::: Input material :::
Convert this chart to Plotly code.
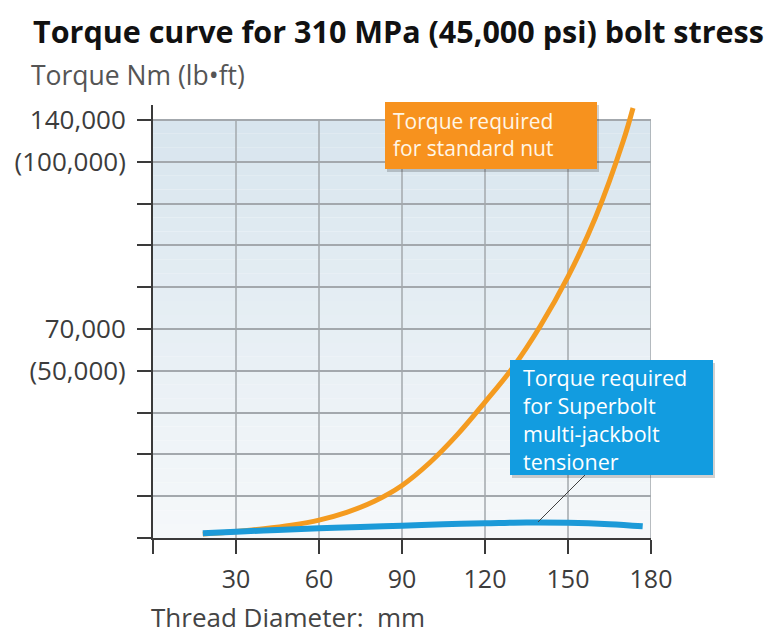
import plotly.graph_objects as go

# ---- data ----
diam_nut = [18, 30, 40, 50, 60, 70, 80, 90, 100, 110, 120, 130, 140, 150, 160, 170, 173.5]
torque_nut = [1300, 2200, 3100, 4300, 6000, 8600, 12300, 17600, 25200, 34600, 45500,
              57000, 71000, 87500, 107500, 133000, 144000]
diam_sb = [18, 30, 45, 60, 75, 90, 105, 120, 135, 150, 165, 177]
torque_sb = [1600, 2100, 2700, 3300, 3700, 4100, 4600, 4900, 5200, 5100, 4600, 3900]

x_tickvals = [0, 30, 60, 90, 120, 150, 180]
x_ticktext = ["", "30", "60", "90", "120", "150", "180"]
y_tickvals = [0, 14000, 28000, 42000, 56000, 70000, 84000, 98000, 112000, 126000, 140000]
y_ticktext = ["", "", "", "", "(50,000)", "70,000", "", "", "", "(100,000)", "140,000"]

title = "Torque curve for 310 MPa (45,000 psi) bolt stress"
y_title = "Torque Nm (lb\u2022ft)"
x_title = "Thread Diameter:  mm"
nut_label = ["Torque required", "for standard nut"]
sb_label = ["Torque required", "for Superbolt", "multi-jackbolt", "tensioner"]

# ---- layout geometry (page pixels; page body has an 8px margin) ----
O = 8
W, H = 775 - O, 634 - O
L, R, T, B = 153, 651, 105, 538
XMAX, YMAX, YGRID = 180, 145000, 140000


def px(x):
    return (x - L) / (R - L)


def py(y):
    return (B - y) / (B - T)


FONT = "Open Sans"
ORANGE_LINE = "#F49B20"
ORANGE_BOX = "#F7921E"
BLUE_LINE = "#1C9AD8"
BLUE_BOX = "#129CE0"
GRID = "#A3A8AD"
AXIS = "#3A3A3A"

fig = go.Figure()

fig.add_trace(go.Scatter(x=diam_nut, y=torque_nut, mode="lines",
                         line=dict(color=ORANGE_LINE, width=5, shape="spline"),
                         hoverinfo="skip", showlegend=False))
fig.add_trace(go.Scatter(x=diam_sb, y=torque_sb, mode="lines",
                         line=dict(color=BLUE_LINE, width=6, shape="spline"),
                         hoverinfo="skip", showlegend=False))

shapes = []
# gradient background (bands), only up to the top gridline
n = 30
top_c = (216, 229, 238)
bot_c = (245, 248, 250)
for i in range(n):
    f = i / (n - 1)
    c = tuple(round(bot_c[k] + (top_c[k] - bot_c[k]) * f) for k in range(3))
    shapes.append(dict(type="rect", xref="x", yref="y", layer="below",
                       x0=0, x1=XMAX, y0=YGRID * i / n, y1=YGRID * (i + 1) / n,
                       fillcolor="rgb(%d,%d,%d)" % c, line=dict(width=0)))
# vertical gridlines (stop at top gridline)
for xv in x_tickvals[1:]:
    shapes.append(dict(type="line", xref="x", yref="y", layer="between",
                       x0=xv, x1=xv, y0=0, y1=YGRID, line=dict(color=GRID, width=1.5)))


def box(x0, y0, x1, y1, color):
    shapes.append(dict(type="rect", xref="paper", yref="paper", layer="above",
                       x0=px(x0 + 2), x1=px(x1 + 2), y0=py(y1 + 3), y1=py(y0 + 3),
                       fillcolor="rgba(0,0,0,0.18)", line=dict(width=0)))
    shapes.append(dict(type="rect", xref="paper", yref="paper", layer="above",
                       x0=px(x0), x1=px(x1), y0=py(y1), y1=py(y0),
                       fillcolor=color, line=dict(width=0)))


box(385, 102, 597, 169, ORANGE_BOX)
box(510, 360, 713, 475, BLUE_BOX)

# leader line from blue curve to its box
shapes.append(dict(type="line", xref="paper", yref="paper", layer="above",
                   x0=px(538), y0=py(522), x1=px(585), y1=py(475),
                   line=dict(color="#404040", width=1)))

annotations = []
annotations.append(dict(text="<b>%s</b>" % title, xref="paper", yref="paper",
                        x=px(31), y=py(31), xanchor="left", yanchor="middle",
                        showarrow=False, font=dict(family=FONT, size=30.5, color="#111111")))
annotations.append(dict(text=y_title, xref="paper", yref="paper",
                        x=px(29), y=py(75), xanchor="left", yanchor="middle",
                        showarrow=False, font=dict(family=FONT, size=26.5, color="#555555")))
annotations.append(dict(text=x_title, xref="paper", yref="paper",
                        x=px(149), y=py(617), xanchor="left", yanchor="middle",
                        showarrow=False, font=dict(family=FONT, size=26, color="#444444")))
annotations.append(dict(text="<br>".join(nut_label), xref="paper", yref="paper",
                        x=px(391), y=py(134), xanchor="left", yanchor="middle", align="left",
                        showarrow=False, font=dict(family=FONT, size=21, color="#FFF6E6")))
annotations.append(dict(text="<br>".join(sb_label), xref="paper", yref="paper",
                        x=px(521), y=py(419), xanchor="left", yanchor="middle", align="left",
                        showarrow=False, font=dict(family=FONT, size=21.5, color="#FFFFFF")))

fig.update_layout(
    width=W, height=H,
    margin=dict(l=L - O, r=775 - R, t=T - O, b=634 - B, pad=0, autoexpand=False),
    paper_bgcolor="white", plot_bgcolor="white",
    shapes=shapes, annotations=annotations,
    xaxis=dict(range=[0, XMAX], tickvals=x_tickvals, ticktext=x_ticktext,
               showgrid=False, zeroline=False, showline=True, linecolor=AXIS, linewidth=2,
               ticks="outside", ticklen=14, tickwidth=2, tickcolor=AXIS,
               ticklabelstandoff=4, automargin=False,
               tickfont=dict(family=FONT, size=25, color="#3C3C3C"), fixedrange=True),
    yaxis=dict(range=[0, YMAX], tickvals=y_tickvals, ticktext=y_ticktext,
               showgrid=True, gridcolor=GRID, gridwidth=1.5, zeroline=False,
               showline=True, linecolor=AXIS, linewidth=2,
               ticks="outside", ticklen=14, tickwidth=2, tickcolor=AXIS,
               ticklabelstandoff=6, automargin=False,
               tickfont=dict(family=FONT, size=26, color="#3C3C3C"), fixedrange=True),
)

fig.write_html("out.html")
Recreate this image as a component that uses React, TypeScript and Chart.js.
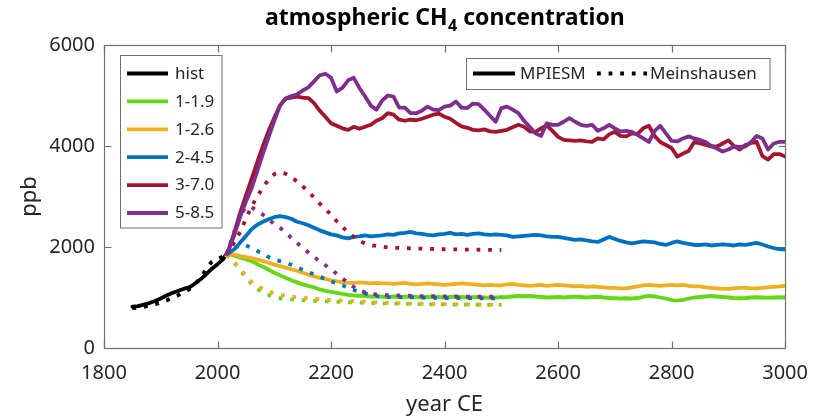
:::
* What you have to do
Repeat each entry exactly as given; no pictures belong in the copy.

* Written response
Convert this chart to Plotly code.
import plotly.graph_objects as go

# ---- data ----
diam_nut = [18, 30, 40, 50, 60, 70, 80, 90, 100, 110, 120, 130, 140, 150, 160, 170, 173.5]
torque_nut = [1300, 2200, 3100, 4300, 6000, 8600, 12300, 17600, 25200, 34600, 45500,
              57000, 71000, 87500, 107500, 133000, 144000]
diam_sb = [18, 30, 45, 60, 75, 90, 105, 120, 135, 150, 165, 177]
torque_sb = [1600, 2100, 2700, 3300, 3700, 4100, 4600, 4900, 5200, 5100, 4600, 3900]

x_tickvals = [0, 30, 60, 90, 120, 150, 180]
x_ticktext = ["", "30", "60", "90", "120", "150", "180"]
y_tickvals = [0, 14000, 28000, 42000, 56000, 70000, 84000, 98000, 112000, 126000, 140000]
y_ticktext = ["", "", "", "", "(50,000)", "70,000", "", "", "", "(100,000)", "140,000"]

title = "Torque curve for 310 MPa (45,000 psi) bolt stress"
y_title = "Torque Nm (lb\u2022ft)"
x_title = "Thread Diameter:  mm"
nut_label = ["Torque required", "for standard nut"]
sb_label = ["Torque required", "for Superbolt", "multi-jackbolt", "tensioner"]

# ---- layout geometry (page pixels; page body has an 8px margin) ----
O = 8
W, H = 775 - O, 634 - O
L, R, T, B = 153, 651, 105, 538
XMAX, YMAX, YGRID = 180, 145000, 140000


def px(x):
    return (x - L) / (R - L)


def py(y):
    return (B - y) / (B - T)


FONT = "Open Sans"
ORANGE_LINE = "#F49B20"
ORANGE_BOX = "#F7921E"
BLUE_LINE = "#1C9AD8"
BLUE_BOX = "#129CE0"
GRID = "#A3A8AD"
AXIS = "#3A3A3A"

fig = go.Figure()

fig.add_trace(go.Scatter(x=diam_nut, y=torque_nut, mode="lines",
                         line=dict(color=ORANGE_LINE, width=5, shape="spline"),
                         hoverinfo="skip", showlegend=False))
fig.add_trace(go.Scatter(x=diam_sb, y=torque_sb, mode="lines",
                         line=dict(color=BLUE_LINE, width=6, shape="spline"),
                         hoverinfo="skip", showlegend=False))

shapes = []
# gradient background (bands), only up to the top gridline
n = 30
top_c = (216, 229, 238)
bot_c = (245, 248, 250)
for i in range(n):
    f = i / (n - 1)
    c = tuple(round(bot_c[k] + (top_c[k] - bot_c[k]) * f) for k in range(3))
    shapes.append(dict(type="rect", xref="x", yref="y", layer="below",
                       x0=0, x1=XMAX, y0=YGRID * i / n, y1=YGRID * (i + 1) / n,
                       fillcolor="rgb(%d,%d,%d)" % c, line=dict(width=0)))
# vertical gridlines (stop at top gridline)
for xv in x_tickvals[1:]:
    shapes.append(dict(type="line", xref="x", yref="y", layer="between",
                       x0=xv, x1=xv, y0=0, y1=YGRID, line=dict(color=GRID, width=1.5)))


def box(x0, y0, x1, y1, color):
    shapes.append(dict(type="rect", xref="paper", yref="paper", layer="above",
                       x0=px(x0 + 2), x1=px(x1 + 2), y0=py(y1 + 3), y1=py(y0 + 3),
                       fillcolor="rgba(0,0,0,0.18)", line=dict(width=0)))
    shapes.append(dict(type="rect", xref="paper", yref="paper", layer="above",
                       x0=px(x0), x1=px(x1), y0=py(y1), y1=py(y0),
                       fillcolor=color, line=dict(width=0)))


box(385, 102, 597, 169, ORANGE_BOX)
box(510, 360, 713, 475, BLUE_BOX)

# leader line from blue curve to its box
shapes.append(dict(type="line", xref="paper", yref="paper", layer="above",
                   x0=px(538), y0=py(522), x1=px(585), y1=py(475),
                   line=dict(color="#404040", width=1)))

annotations = []
annotations.append(dict(text="<b>%s</b>" % title, xref="paper", yref="paper",
                        x=px(31), y=py(31), xanchor="left", yanchor="middle",
                        showarrow=False, font=dict(family=FONT, size=30.5, color="#111111")))
annotations.append(dict(text=y_title, xref="paper", yref="paper",
                        x=px(29), y=py(75), xanchor="left", yanchor="middle",
                        showarrow=False, font=dict(family=FONT, size=26.5, color="#555555")))
annotations.append(dict(text=x_title, xref="paper", yref="paper",
                        x=px(149), y=py(617), xanchor="left", yanchor="middle",
                        showarrow=False, font=dict(family=FONT, size=26, color="#444444")))
annotations.append(dict(text="<br>".join(nut_label), xref="paper", yref="paper",
                        x=px(391), y=py(134), xanchor="left", yanchor="middle", align="left",
                        showarrow=False, font=dict(family=FONT, size=21, color="#FFF6E6")))
annotations.append(dict(text="<br>".join(sb_label), xref="paper", yref="paper",
                        x=px(521), y=py(419), xanchor="left", yanchor="middle", align="left",
                        showarrow=False, font=dict(family=FONT, size=21.5, color="#FFFFFF")))

fig.update_layout(
    width=W, height=H,
    margin=dict(l=L - O, r=775 - R, t=T - O, b=634 - B, pad=0, autoexpand=False),
    paper_bgcolor="white", plot_bgcolor="white",
    shapes=shapes, annotations=annotations,
    xaxis=dict(range=[0, XMAX], tickvals=x_tickvals, ticktext=x_ticktext,
               showgrid=False, zeroline=False, showline=True, linecolor=AXIS, linewidth=2,
               ticks="outside", ticklen=14, tickwidth=2, tickcolor=AXIS,
               ticklabelstandoff=4, automargin=False,
               tickfont=dict(family=FONT, size=25, color="#3C3C3C"), fixedrange=True),
    yaxis=dict(range=[0, YMAX], tickvals=y_tickvals, ticktext=y_ticktext,
               showgrid=True, gridcolor=GRID, gridwidth=1.5, zeroline=False,
               showline=True, linecolor=AXIS, linewidth=2,
               ticks="outside", ticklen=14, tickwidth=2, tickcolor=AXIS,
               ticklabelstandoff=6, automargin=False,
               tickfont=dict(family=FONT, size=26, color="#3C3C3C"), fixedrange=True),
)

fig.write_html("out.html")
Recreate this image as a component that uses React, TypeScript and Chart.js.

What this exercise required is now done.